Bien évidemment, il faut aussi que je parle du dénouement.
J'imagine que certains ont été déçus par cette fin volontairement inaboutie, par le fait que l'auteur n'offre aucune réponse. Moi, ça ne me dérange pas. J'ai toujours préféré qu'un auteur offre au lecteur la possibilité de trouver ses propres clés de lecture plutôt que de lui donner des réponses foireuses et forcément décevantes. de plus, je pense que ce récit n'aurait pas pu se finir autrement que sur cette phrase inachevée, parce qu'on suit l'histoire à travers le journal de Linus et qu'il ne peut pas écrire sa propre fin.
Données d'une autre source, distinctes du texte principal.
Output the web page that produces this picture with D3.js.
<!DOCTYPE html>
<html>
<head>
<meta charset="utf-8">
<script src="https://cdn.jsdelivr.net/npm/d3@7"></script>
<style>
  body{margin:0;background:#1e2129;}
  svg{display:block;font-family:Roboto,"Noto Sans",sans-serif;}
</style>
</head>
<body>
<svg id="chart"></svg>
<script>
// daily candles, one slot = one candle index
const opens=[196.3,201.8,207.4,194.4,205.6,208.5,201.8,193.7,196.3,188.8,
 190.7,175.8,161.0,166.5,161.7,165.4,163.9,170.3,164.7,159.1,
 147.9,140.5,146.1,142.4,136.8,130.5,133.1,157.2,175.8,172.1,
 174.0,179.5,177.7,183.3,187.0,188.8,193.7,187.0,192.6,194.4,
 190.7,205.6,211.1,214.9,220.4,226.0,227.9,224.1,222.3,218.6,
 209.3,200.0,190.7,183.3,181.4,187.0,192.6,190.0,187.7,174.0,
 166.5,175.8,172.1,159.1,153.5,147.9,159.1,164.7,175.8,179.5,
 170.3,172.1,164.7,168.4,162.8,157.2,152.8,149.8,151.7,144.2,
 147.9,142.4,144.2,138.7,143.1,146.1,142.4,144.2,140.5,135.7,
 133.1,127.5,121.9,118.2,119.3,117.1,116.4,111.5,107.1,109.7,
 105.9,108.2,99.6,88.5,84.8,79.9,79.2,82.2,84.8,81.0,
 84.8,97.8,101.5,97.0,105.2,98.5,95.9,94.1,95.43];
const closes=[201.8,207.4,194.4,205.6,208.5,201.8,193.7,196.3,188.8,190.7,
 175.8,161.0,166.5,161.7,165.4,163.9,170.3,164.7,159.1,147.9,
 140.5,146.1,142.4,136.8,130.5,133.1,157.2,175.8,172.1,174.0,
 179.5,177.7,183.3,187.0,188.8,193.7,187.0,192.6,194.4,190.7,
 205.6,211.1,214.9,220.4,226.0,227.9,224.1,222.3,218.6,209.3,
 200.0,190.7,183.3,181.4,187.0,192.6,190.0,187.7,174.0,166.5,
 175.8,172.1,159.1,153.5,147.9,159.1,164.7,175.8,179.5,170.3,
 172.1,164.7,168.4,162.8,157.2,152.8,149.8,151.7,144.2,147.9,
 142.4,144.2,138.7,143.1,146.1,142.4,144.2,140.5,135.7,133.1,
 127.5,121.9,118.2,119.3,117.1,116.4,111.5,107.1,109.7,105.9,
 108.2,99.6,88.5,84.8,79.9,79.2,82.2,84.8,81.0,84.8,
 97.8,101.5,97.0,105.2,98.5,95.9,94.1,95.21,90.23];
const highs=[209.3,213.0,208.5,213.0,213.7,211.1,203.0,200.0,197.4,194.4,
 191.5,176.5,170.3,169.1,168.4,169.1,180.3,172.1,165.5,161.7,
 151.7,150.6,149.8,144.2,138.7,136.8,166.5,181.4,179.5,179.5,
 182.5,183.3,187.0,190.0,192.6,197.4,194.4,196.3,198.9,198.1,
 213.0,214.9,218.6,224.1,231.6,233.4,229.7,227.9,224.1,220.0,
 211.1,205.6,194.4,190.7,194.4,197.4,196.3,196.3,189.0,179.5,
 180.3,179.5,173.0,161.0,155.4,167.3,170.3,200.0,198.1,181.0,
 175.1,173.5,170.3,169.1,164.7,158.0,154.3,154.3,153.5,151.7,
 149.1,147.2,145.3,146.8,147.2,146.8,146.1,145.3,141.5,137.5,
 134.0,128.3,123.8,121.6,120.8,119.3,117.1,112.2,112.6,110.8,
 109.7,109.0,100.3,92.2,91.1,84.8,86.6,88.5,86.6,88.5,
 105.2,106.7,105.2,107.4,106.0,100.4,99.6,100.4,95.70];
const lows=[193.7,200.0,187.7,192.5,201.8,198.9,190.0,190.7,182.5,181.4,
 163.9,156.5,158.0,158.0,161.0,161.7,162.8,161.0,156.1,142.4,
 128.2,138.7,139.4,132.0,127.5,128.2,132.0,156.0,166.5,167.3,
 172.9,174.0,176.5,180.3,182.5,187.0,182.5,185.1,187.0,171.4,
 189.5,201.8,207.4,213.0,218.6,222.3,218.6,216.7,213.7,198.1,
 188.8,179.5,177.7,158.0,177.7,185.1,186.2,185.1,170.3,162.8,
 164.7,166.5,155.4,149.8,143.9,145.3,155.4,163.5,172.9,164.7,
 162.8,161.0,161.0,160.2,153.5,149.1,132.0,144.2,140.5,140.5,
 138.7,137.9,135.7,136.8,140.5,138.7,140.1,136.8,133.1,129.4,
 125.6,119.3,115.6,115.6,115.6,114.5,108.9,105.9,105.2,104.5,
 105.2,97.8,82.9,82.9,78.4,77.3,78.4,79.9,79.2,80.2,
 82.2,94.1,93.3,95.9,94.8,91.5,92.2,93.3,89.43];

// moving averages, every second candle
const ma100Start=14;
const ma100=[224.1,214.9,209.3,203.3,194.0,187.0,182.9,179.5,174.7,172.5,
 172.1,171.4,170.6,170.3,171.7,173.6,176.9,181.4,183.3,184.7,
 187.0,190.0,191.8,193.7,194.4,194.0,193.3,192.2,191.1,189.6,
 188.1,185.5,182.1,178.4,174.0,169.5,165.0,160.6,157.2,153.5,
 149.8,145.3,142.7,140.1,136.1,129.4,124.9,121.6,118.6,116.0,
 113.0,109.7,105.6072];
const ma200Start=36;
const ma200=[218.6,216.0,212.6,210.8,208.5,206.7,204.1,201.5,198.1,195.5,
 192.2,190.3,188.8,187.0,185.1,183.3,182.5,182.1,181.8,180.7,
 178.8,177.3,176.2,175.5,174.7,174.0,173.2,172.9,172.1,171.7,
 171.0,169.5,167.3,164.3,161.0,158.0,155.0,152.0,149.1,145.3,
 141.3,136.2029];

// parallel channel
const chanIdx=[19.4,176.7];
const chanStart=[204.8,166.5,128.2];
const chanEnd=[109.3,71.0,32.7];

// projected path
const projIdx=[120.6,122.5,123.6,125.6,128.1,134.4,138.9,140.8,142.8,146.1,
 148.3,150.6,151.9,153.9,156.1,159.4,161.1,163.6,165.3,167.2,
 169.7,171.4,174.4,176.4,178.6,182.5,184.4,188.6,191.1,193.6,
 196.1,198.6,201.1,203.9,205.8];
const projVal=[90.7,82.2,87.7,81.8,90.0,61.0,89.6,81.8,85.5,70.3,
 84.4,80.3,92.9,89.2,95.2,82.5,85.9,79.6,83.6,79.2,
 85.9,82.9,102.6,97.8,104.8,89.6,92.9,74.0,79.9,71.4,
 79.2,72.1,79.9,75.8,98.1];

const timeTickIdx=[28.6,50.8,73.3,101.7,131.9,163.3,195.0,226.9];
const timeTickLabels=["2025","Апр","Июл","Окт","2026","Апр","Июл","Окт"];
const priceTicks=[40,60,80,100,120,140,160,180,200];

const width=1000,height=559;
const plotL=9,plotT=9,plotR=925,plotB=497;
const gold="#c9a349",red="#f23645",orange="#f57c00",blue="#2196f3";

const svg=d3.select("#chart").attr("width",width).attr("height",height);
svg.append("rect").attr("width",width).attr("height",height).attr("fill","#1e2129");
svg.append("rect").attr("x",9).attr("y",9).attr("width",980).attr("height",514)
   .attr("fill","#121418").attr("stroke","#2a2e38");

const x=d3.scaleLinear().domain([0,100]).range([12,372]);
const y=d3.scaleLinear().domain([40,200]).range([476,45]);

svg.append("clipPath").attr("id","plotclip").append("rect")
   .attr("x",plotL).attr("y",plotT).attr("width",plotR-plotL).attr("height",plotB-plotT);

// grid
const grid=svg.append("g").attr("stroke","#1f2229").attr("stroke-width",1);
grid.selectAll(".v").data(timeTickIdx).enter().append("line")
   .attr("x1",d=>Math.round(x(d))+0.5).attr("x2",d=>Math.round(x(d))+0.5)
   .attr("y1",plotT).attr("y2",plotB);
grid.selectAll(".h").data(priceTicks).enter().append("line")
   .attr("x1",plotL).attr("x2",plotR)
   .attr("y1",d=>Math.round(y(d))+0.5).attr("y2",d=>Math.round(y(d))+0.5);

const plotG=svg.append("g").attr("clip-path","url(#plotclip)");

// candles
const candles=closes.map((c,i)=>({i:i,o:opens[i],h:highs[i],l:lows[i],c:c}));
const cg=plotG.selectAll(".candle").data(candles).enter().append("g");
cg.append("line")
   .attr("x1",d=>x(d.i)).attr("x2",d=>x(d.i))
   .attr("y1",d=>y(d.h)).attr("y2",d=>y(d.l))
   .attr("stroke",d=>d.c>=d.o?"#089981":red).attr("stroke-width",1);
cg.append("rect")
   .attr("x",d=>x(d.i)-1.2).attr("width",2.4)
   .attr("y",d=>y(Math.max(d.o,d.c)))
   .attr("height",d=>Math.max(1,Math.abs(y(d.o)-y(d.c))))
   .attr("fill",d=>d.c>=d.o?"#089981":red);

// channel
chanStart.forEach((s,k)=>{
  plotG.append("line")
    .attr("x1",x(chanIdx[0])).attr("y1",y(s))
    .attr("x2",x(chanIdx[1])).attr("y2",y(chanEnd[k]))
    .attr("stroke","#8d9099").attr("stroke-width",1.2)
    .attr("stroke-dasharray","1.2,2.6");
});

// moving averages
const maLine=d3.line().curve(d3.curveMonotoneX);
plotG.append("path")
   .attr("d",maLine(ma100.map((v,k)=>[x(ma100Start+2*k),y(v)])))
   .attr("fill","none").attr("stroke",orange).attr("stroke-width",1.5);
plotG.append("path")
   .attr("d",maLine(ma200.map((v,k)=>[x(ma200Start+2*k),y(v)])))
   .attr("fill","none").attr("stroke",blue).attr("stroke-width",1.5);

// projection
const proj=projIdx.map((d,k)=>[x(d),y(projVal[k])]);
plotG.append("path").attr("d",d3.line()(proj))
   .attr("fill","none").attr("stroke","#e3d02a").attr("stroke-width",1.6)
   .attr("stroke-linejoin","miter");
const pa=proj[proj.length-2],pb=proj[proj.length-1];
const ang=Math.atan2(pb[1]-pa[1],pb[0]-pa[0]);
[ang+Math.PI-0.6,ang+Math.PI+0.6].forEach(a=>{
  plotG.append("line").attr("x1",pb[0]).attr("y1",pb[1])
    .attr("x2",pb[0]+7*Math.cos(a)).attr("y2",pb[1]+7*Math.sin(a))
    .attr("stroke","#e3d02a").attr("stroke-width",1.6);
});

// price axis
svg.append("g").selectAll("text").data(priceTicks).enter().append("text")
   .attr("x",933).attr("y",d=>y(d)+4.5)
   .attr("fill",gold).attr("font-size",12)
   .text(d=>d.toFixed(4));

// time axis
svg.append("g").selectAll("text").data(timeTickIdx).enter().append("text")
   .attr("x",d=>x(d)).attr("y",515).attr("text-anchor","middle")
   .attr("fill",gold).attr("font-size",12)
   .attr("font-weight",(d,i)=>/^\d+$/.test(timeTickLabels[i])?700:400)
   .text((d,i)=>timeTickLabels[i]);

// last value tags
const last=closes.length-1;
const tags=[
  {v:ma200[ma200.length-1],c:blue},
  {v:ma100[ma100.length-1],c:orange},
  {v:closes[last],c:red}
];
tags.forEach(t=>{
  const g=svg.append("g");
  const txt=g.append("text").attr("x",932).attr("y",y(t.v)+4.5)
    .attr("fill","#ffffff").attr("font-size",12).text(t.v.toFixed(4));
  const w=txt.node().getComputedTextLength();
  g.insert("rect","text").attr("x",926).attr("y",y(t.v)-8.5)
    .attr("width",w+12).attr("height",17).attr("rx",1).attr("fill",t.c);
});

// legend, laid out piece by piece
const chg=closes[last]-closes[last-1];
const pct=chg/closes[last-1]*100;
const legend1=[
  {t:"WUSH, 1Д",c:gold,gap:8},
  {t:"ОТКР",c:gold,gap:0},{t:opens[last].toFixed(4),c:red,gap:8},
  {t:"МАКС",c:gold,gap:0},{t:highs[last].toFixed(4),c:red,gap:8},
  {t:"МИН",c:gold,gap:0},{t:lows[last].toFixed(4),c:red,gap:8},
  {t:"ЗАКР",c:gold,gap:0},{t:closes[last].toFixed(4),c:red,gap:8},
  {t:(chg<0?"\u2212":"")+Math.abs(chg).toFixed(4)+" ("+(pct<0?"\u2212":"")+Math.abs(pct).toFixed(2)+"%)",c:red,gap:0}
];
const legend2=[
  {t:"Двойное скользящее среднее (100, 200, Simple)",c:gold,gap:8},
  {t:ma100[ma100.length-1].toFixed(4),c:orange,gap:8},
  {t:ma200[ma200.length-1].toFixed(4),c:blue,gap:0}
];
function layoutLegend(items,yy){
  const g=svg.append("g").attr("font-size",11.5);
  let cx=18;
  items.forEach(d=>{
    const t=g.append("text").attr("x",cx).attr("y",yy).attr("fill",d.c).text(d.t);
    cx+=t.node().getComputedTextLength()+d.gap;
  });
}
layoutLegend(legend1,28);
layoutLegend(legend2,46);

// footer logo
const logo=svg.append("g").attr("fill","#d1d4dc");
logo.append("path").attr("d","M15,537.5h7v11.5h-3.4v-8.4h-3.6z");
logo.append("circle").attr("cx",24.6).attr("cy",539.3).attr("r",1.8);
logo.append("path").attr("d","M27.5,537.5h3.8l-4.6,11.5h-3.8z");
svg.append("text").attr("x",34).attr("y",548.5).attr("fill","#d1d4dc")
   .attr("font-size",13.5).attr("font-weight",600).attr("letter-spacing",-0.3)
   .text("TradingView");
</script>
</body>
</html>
Quant au fait de ne pas avoir de réponses, là encore, ce n'est pas l'objet du récit qui ne joue pas dans ce registre. Ici, le qui et le pourquoi n'ont aucune importance, seuls comptent le comment et le quand. Comment, en situation de survie, l'Homme perd en humanité et en esprit pour n'être plus qu'un corps. le quand se trouve dans le sentiment d'inéluctabilité du récit qui en fait toute sa noirceur. On sait très bien comment ça va finir mais quand ?
J'ai donc attaqué ce «
captifs » en m'attendant à lire un trhiller ludique décérébré qui m'amuserait un jour ou deux et que j'oublierais très vite. C'est donc une très bonne surprise que d'avoir découvert une oeuvre intense, pertinente et plus profonde que l'image qui lui est accolée.